UVing has norming to do with lighting

Normals and normal maps have everything to do with lighting.

Normal maps is a huge topic. Each vertex on a model has at least one normal, which controls how a polygon receives light. With a normal map, that value is controlled by the color of a pixel in the normal map combined with the normals on that polygon. You can create a high polygon model and bake or generate a normal map to a low poly model, that’s a unique normal map that will only work for that low poly model (or parts of it). You can also create tiling normal maps that are created in various applications through filters or height maps, that can be tiled onto any mesh that’s setup for one.

you mean power of 2 and yes it does have to do with mipmaps, I’m not great at explaining it but basically start with 2 then multiply by 2 and then multiply the result by 2 again and so-on, so 2x2=4 4x2=8 8x2=16 16x2=32…ect, here is a list of the most commonly used power of 2 texture sizes 32/64/128/256/512/1024/2048/4096, you can also mismatch them like having a texture 128x256 and then when it drops in res it will go to 64x128 texture.

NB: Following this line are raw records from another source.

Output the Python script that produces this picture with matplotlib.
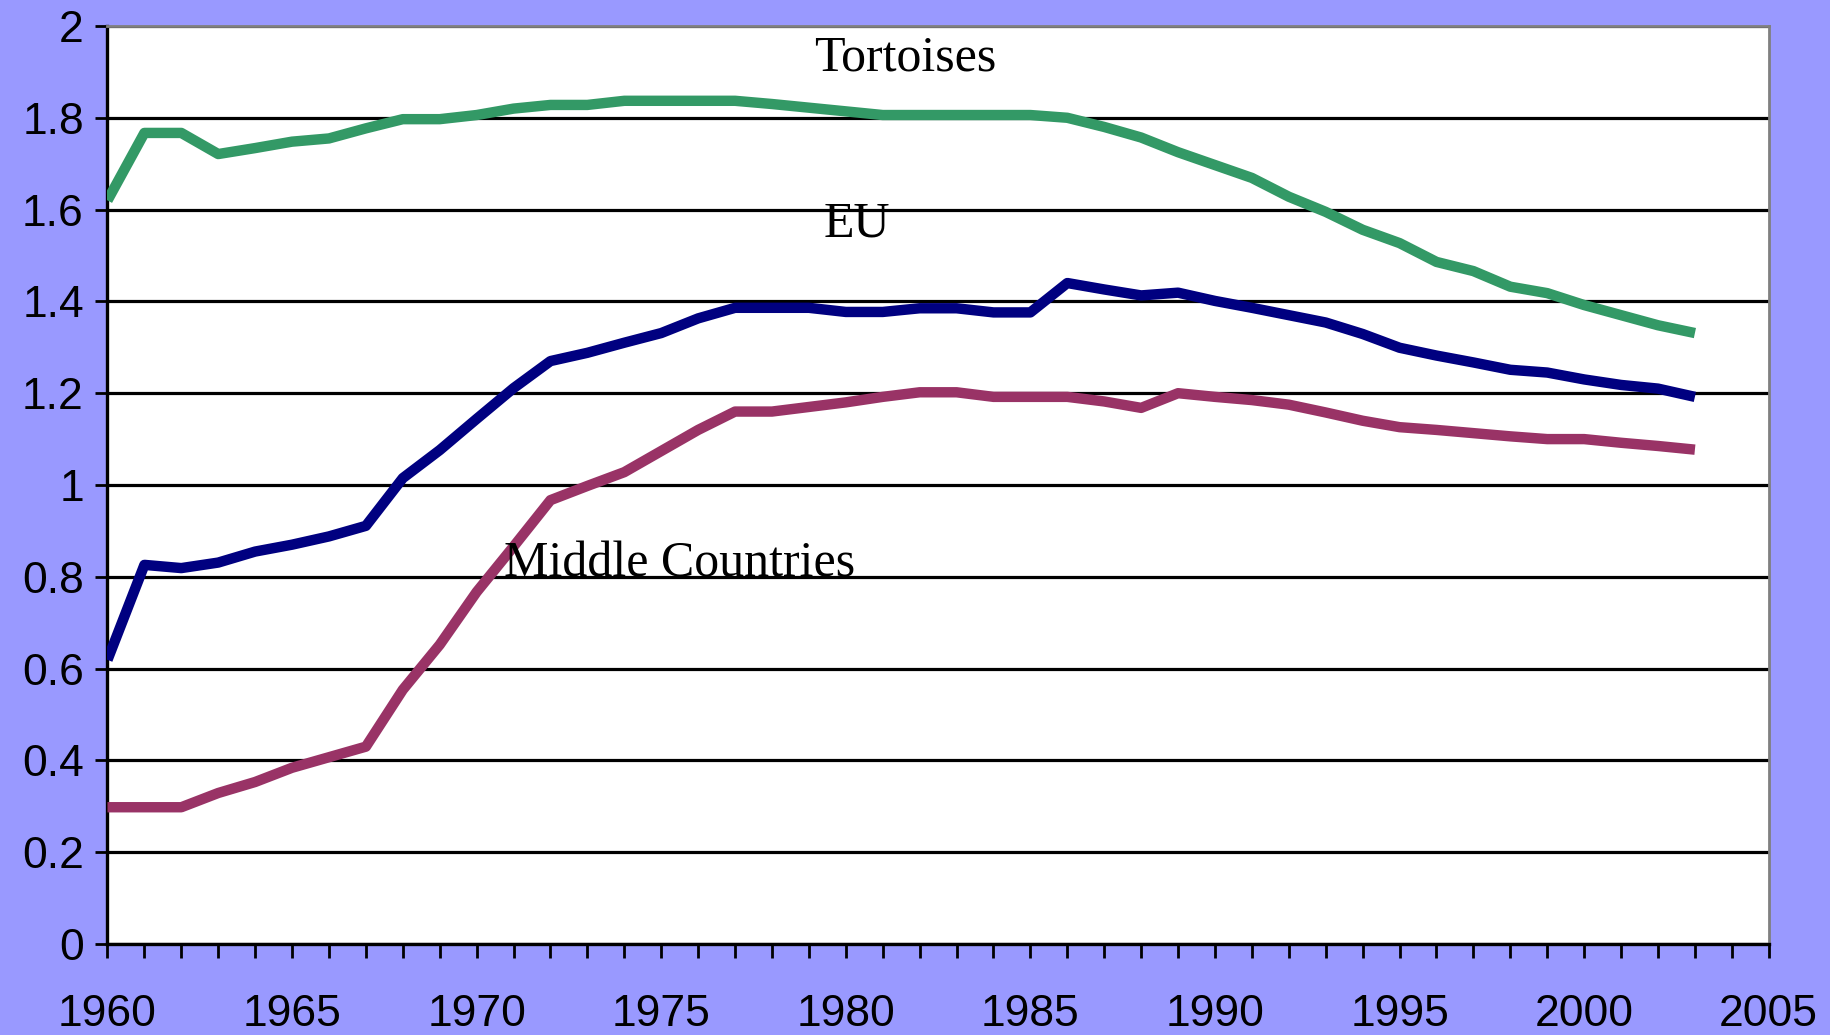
import matplotlib
matplotlib.use("Agg")
import matplotlib.pyplot as plt
from matplotlib.ticker import MultipleLocator, FormatStrFormatter
import numpy as np

# data
years = list(range(1960, 2004))

tortoises = [1.62, 1.767, 1.767, 1.721, 1.734, 1.748, 1.755, 1.777, 1.797, 1.797,
             1.806, 1.820, 1.828, 1.828, 1.837, 1.837, 1.837, 1.837, 1.830, 1.822,
             1.814, 1.806, 1.806, 1.806, 1.806, 1.806, 1.800, 1.780, 1.757, 1.725,
             1.697, 1.669, 1.628, 1.595, 1.556, 1.527, 1.486, 1.466, 1.432, 1.418,
             1.392, 1.370, 1.348, 1.331]

eu = [0.619, 0.826, 0.819, 0.831, 0.855, 0.870, 0.888, 0.911, 1.015, 1.076,
      1.144, 1.211, 1.270, 1.288, 1.310, 1.331, 1.363, 1.386, 1.386, 1.386,
      1.377, 1.377, 1.385, 1.385, 1.376, 1.376, 1.440, 1.426, 1.413, 1.419,
      1.401, 1.386, 1.370, 1.354, 1.329, 1.299, 1.282, 1.267, 1.251, 1.245,
      1.230, 1.218, 1.210, 1.192]

middle = [0.298, 0.298, 0.298, 0.329, 0.353, 0.384, 0.407, 0.430, 0.554, 0.652,
          0.767, 0.866, 0.967, 0.998, 1.028, 1.074, 1.120, 1.160, 1.160, 1.170,
          1.180, 1.192, 1.202, 1.202, 1.192, 1.192, 1.192, 1.182, 1.168, 1.200,
          1.192, 1.185, 1.175, 1.158, 1.140, 1.126, 1.120, 1.113, 1.106, 1.100,
          1.100, 1.092, 1.085, 1.077]

series_names = ["Tortoises", "EU", "Middle Countries"]
series_colors = ["#339966", "#000080", "#993366"]
label_pos = [(1981.6, 1.93), (1980.3, 1.568), (1975.5, 0.828)]

fig = plt.figure(figsize=(18.31, 10.35), dpi=100, facecolor="#9999ff")
ax = fig.add_axes([0.0587, 0.0879, 0.9073, 0.887])
ax.set_facecolor("white")

for vals, col in zip([tortoises, eu, middle], series_colors):
    ax.plot(years, vals, color=col, lw=7.5, solid_capstyle="butt", zorder=3)

for name, (lx, ly) in zip(series_names, label_pos):
    ax.text(lx, ly, name, ha="center", va="center", fontsize=36,
            family="Liberation Serif", color="black", zorder=4)

ax.set_xlim(1960, 2005)
ax.set_ylim(0, 2)
ax.xaxis.set_major_locator(MultipleLocator(5))
ax.xaxis.set_minor_locator(MultipleLocator(1))
ax.yaxis.set_major_locator(MultipleLocator(0.2))
ax.yaxis.set_major_formatter(FormatStrFormatter("%g"))

ax.set_axisbelow(True)
ax.yaxis.grid(True, color="black", lw=2.3)

for lab in ax.get_xticklabels() + ax.get_yticklabels():
    lab.set_family("Liberation Sans")
ax.tick_params(axis="x", which="both", direction="out", length=10, width=2,
               labelsize=32, pad=26)
ax.tick_params(axis="y", which="major", direction="out", length=9, width=2,
               labelsize=32, pad=8)

ax.spines["left"].set_linewidth(2.4)
ax.spines["bottom"].set_linewidth(2.4)
ax.spines["top"].set_color("#808080")
ax.spines["right"].set_color("#808080")
ax.spines["top"].set_linewidth(2)
ax.spines["right"].set_linewidth(2)

fig.savefig("out.png", dpi=100, facecolor=fig.get_facecolor())
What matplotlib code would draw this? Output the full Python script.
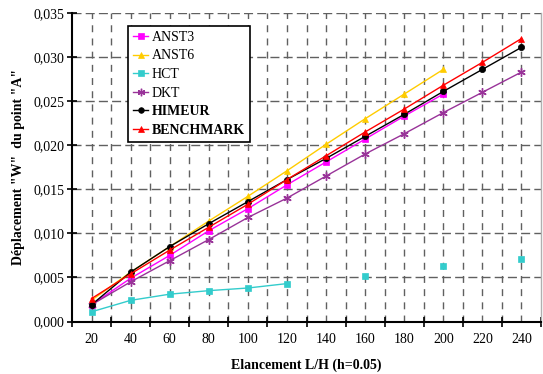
import numpy as np
import matplotlib
matplotlib.use("Agg")
import matplotlib.pyplot as plt
from matplotlib.ticker import FuncFormatter, FixedLocator

plt.rcParams['font.family'] = ['Liberation Serif', 'DejaVu Serif']
plt.rcParams['lines.scale_dashes'] = False

# Slenderness ratios L/H
elancement = [20, 40, 60, 80, 100, 120, 140, 160, 180, 200, 220, 240]

# Deflection "W" at point "A" for each element formulation
anst3 = [0.0019, 0.0049, 0.0075, 0.0103, 0.0128, 0.0155, 0.0181, 0.0207, 0.0233, 0.0258, np.nan, np.nan]
anst6 = [0.0024, 0.0056, 0.0085, 0.0114, 0.0142, 0.0171, 0.0201, 0.0230, 0.0258, 0.0286, np.nan, np.nan]
hct = [0.0011, 0.0024, 0.0031, 0.0035, 0.0038, 0.0043, np.nan, 0.0052, np.nan, 0.0063, np.nan, 0.0071]
dkt = [0.0019, 0.0045, 0.0069, 0.0093, 0.0118, 0.0140, 0.0165, 0.0190, 0.0213, 0.0237, 0.0260, 0.0283]
himeur = [0.0019, 0.0056, 0.0085, 0.0111, 0.0136, 0.0161, 0.0185, 0.0210, 0.0235, 0.0261, 0.0286, 0.0311]
benchmark = [0.0026, 0.0054, 0.0081, 0.0107, 0.0133, 0.0161, 0.0188, 0.0215, 0.0241, 0.0268, 0.0294, 0.0321]

series = [
    ("ANST3", anst3, "#FF00FF", "s", 4.5, "normal"),
    ("ANST6", anst6, "#FFCC00", "^", 5.0, "normal"),
    ("HCT", hct, "#33CCCC", "s", 4.5, "normal"),
    ("DKT", dkt, "#993399", (6, 2, 0), 6.0, "normal"),
    ("HIMEUR", himeur, "#000000", "o", 4.5, "bold"),
    ("BENCHMARK", benchmark, "#FF0000", "^", 5.0, "bold"),
]

fig = plt.figure(figsize=(5.43, 3.74), dpi=100)
ax = fig.add_axes([72 / 543, 1 - 321.5 / 374, 469 / 543, 308.5 / 374])

ax.set_xlim(10, 250)
ax.set_ylim(0, 0.035)

# dashed grid
grid_col = "#606060"
for xv in np.arange(20, 250, 10):
    ax.axvline(xv, color=grid_col, lw=1.0, linestyle=(0, (5.0, 4.5)), zorder=1)
for yv in np.arange(0.005, 0.0351, 0.005):
    ax.axhline(yv, color=grid_col, lw=1.0, linestyle=(0, (6.5, 3.0)), zorder=1)

for name, vals, col, mk, ms, _ in series:
    mew = 1.0 if isinstance(mk, tuple) else 0.5
    ax.plot(elancement, vals, color=col, lw=1.0, marker=mk, markersize=ms,
            markeredgecolor=col, markerfacecolor=col, markeredgewidth=mew,
            label=name, zorder=3)

# spines
ax.spines['top'].set_visible(False)
ax.spines['right'].set_color("#B0B0B0")
ax.spines['right'].set_linewidth(1.0)
ax.spines['left'].set_linewidth(1.5)
ax.spines['bottom'].set_linewidth(1.5)

# x ticks: marks between categories, labels on categories
ax.xaxis.set_major_locator(FixedLocator(np.arange(10, 251, 20)))
ax.xaxis.set_minor_locator(FixedLocator(elancement))
ax.tick_params(axis='x', which='major', length=7, width=1.2, direction='inout', labelbottom=False)
ax.tick_params(axis='x', which='minor', length=0, pad=8, labelsize=10)
ax.xaxis.set_minor_formatter(FuncFormatter(lambda v, p: f"{v:.0f}"))

ax.yaxis.set_major_locator(FixedLocator(np.arange(0, 0.0351, 0.005)))
ax.yaxis.set_major_formatter(FuncFormatter(lambda v, p: f"{v:.3f}".replace('.', ',')))
ax.tick_params(axis='y', which='major', length=7, width=1.2, direction='inout', labelsize=10, pad=2)

ax.set_xlabel("Elancement L/H (h=0.05)", fontsize=10, fontweight='bold', labelpad=9.5)
ax.set_ylabel('Déplacement "W"  du point "A"', fontsize=10, fontweight='bold', labelpad=6)

leg = ax.legend(loc='upper left', bbox_to_anchor=((128 - 72) / 469, (321.5 - 26) / 308.5),
                borderaxespad=0, fontsize=10, frameon=True, fancybox=False,
                edgecolor='black', framealpha=1, handlelength=1.1, handletextpad=0.25,
                labelspacing=0.4, borderpad=0.35, markerscale=0.9)
leg.get_frame().set_linewidth(1.2)
for txt, s in zip(leg.get_texts(), series):
    txt.set_fontweight(s[5])

fig.savefig("out.png", dpi=100)
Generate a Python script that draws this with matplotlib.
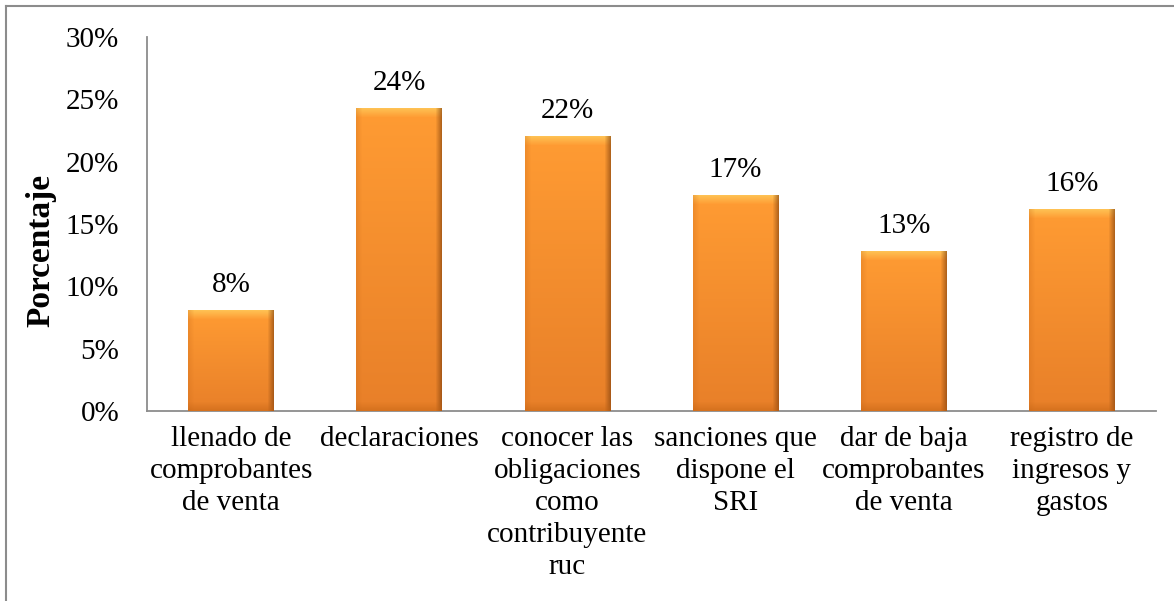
import numpy as np
import matplotlib.pyplot as plt
from matplotlib.lines import Line2D
from matplotlib.ticker import FuncFormatter

plt.rcParams['font.family'] = ['Liberation Serif', 'DejaVu Serif']

categorias = ['llenado de\ncomprobantes\nde venta', 'declaraciones',
              'conocer las\nobligaciones\ncomo\ncontribuyente\nruc',
              'sanciones que\ndispone el\nSRI', 'dar de baja\ncomprobantes\nde venta',
              'registro de\ningresos y\ngastos']
valores = [8.1, 24.3, 22.0, 17.3, 12.8, 16.2]
etiquetas = ['8%', '24%', '22%', '17%', '13%', '16%']
yticks = [0, 5, 10, 15, 20, 25, 30]

fig = plt.figure(figsize=(11.74, 6.01), dpi=100)
ax = fig.add_axes([0.1252, 0.3161, 0.8595, 0.6223])

x = np.arange(len(categorias))
bars = ax.bar(x, valores, width=0.51, color='#F7962F', edgecolor='none', zorder=2)

ax.set_xlim(-0.5, len(categorias) - 0.5)
ax.set_ylim(0, 30)
ax.set_yticks(yticks)
ax.yaxis.set_major_formatter(FuncFormatter(lambda v, p: '%d%%' % v))
ax.set_xticks(x)
ax.set_xticklabels(categorias, fontsize=21, linespacing=1.3, va='top')
ax.tick_params(axis='y', length=0, pad=20, labelsize=21)
ax.tick_params(axis='x', length=0, pad=11)
for s in ['top', 'right']:
    ax.spines[s].set_visible(False)
for s in ['left', 'bottom']:
    ax.spines[s].set_color('#8c8c8c')
    ax.spines[s].set_linewidth(1.3)

ax.set_ylabel('Porcentaje', fontsize=24, fontweight='bold')
ax.yaxis.set_label_coords(-0.09, 0.43)

# bevel look for each bar
fig.canvas.draw()
for b in bars:
    bb = b.get_window_extent()
    w = max(int(round(bb.width)), 2)
    h = max(int(round(bb.height)), 2)
    img = np.ones((h, w, 4))
    top = np.array([1.0, 0.61, 0.20])
    bot = np.array([0.91, 0.50, 0.16])
    t = np.linspace(0, 1, h)[:, None, None]
    img[:, :, :3] = top * (1 - t) + bot * t
    bev = 9
    side = 6
    # top bevel lighter
    for i in range(min(bev, h)):
        f = 1 - i / bev
        img[i, :, :3] = img[i, :, :3] * (1 - 0.7 * f) + np.array([1.0, 0.82, 0.38]) * 0.7 * f
    # right side darker
    for j in range(min(side, w)):
        f = 1 - j / side
        img[:, w - 1 - j, :3] = img[:, w - 1 - j, :3] * (1 - 0.6 * f) + np.array([0.50, 0.25, 0.05]) * 0.6 * f
    # left side slightly darker
    for j in range(min(side, w)):
        f = 1 - j / side
        img[:, j, :3] = img[:, j, :3] * (1 - 0.3 * f) + np.array([0.80, 0.42, 0.10]) * 0.3 * f
    # bottom darker
    for i in range(min(bev, h)):
        f = 1 - i / bev
        img[h - 1 - i, :, :3] = img[h - 1 - i, :, :3] * (1 - 0.45 * f) + np.array([0.75, 0.38, 0.07]) * 0.45 * f
    x0 = b.get_x()
    ax.imshow(img, extent=(x0, x0 + b.get_width(), 0, b.get_height()),
              aspect='auto', zorder=3, interpolation='bilinear')

ax.set_xlim(-0.5, len(categorias) - 0.5)
ax.set_ylim(0, 30)

for xi, v, lab in zip(x, valores, etiquetas):
    ax.annotate(lab, (xi, v), xytext=(0, 9), textcoords='offset points',
                ha='center', va='bottom', fontsize=21)

# outer frame (only left and top visible)
fig.add_artist(Line2D([6 / 1174, 6 / 1174], [0, 1 - 6 / 601], color='#8c8c8c', lw=1.5))
fig.add_artist(Line2D([6 / 1174, 1], [1 - 6 / 601, 1 - 6 / 601], color='#8c8c8c', lw=1.5))

fig.savefig('out.png', dpi=100)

Err… Did you mean “nothing” ?
If that is the case, the statement is kind of wrong.
UVs are important to lighting in terms of lightmap UVs (and the necessity of creating them manually if the in-situ creation on import doesnt get it right).

Thank you for that detailed reply, this will give me a considerable amount to chew on and will help move me in the right direction. I know I have a lot to learn, so every pointer helps.

Thank you for clearing up that question ~ this helps as I have a bit of understanding from way back in the day working with Quake 1 texturing. Things have since become considerably more complex, so to have clear and simple answers like yours is very useful. Much appreciated.

Your right, I should of said UVs don’t directly effect how a material is lit, until you bake the lighting, but baking lighting and lightmass setting up a scene to be lit is a huge topic on it’s own. If you are just learning how to make materials for the first time, I’d just use one of the example scenes, with decent lighting, and start throwing in your models or preset models, and making materials and textures for them.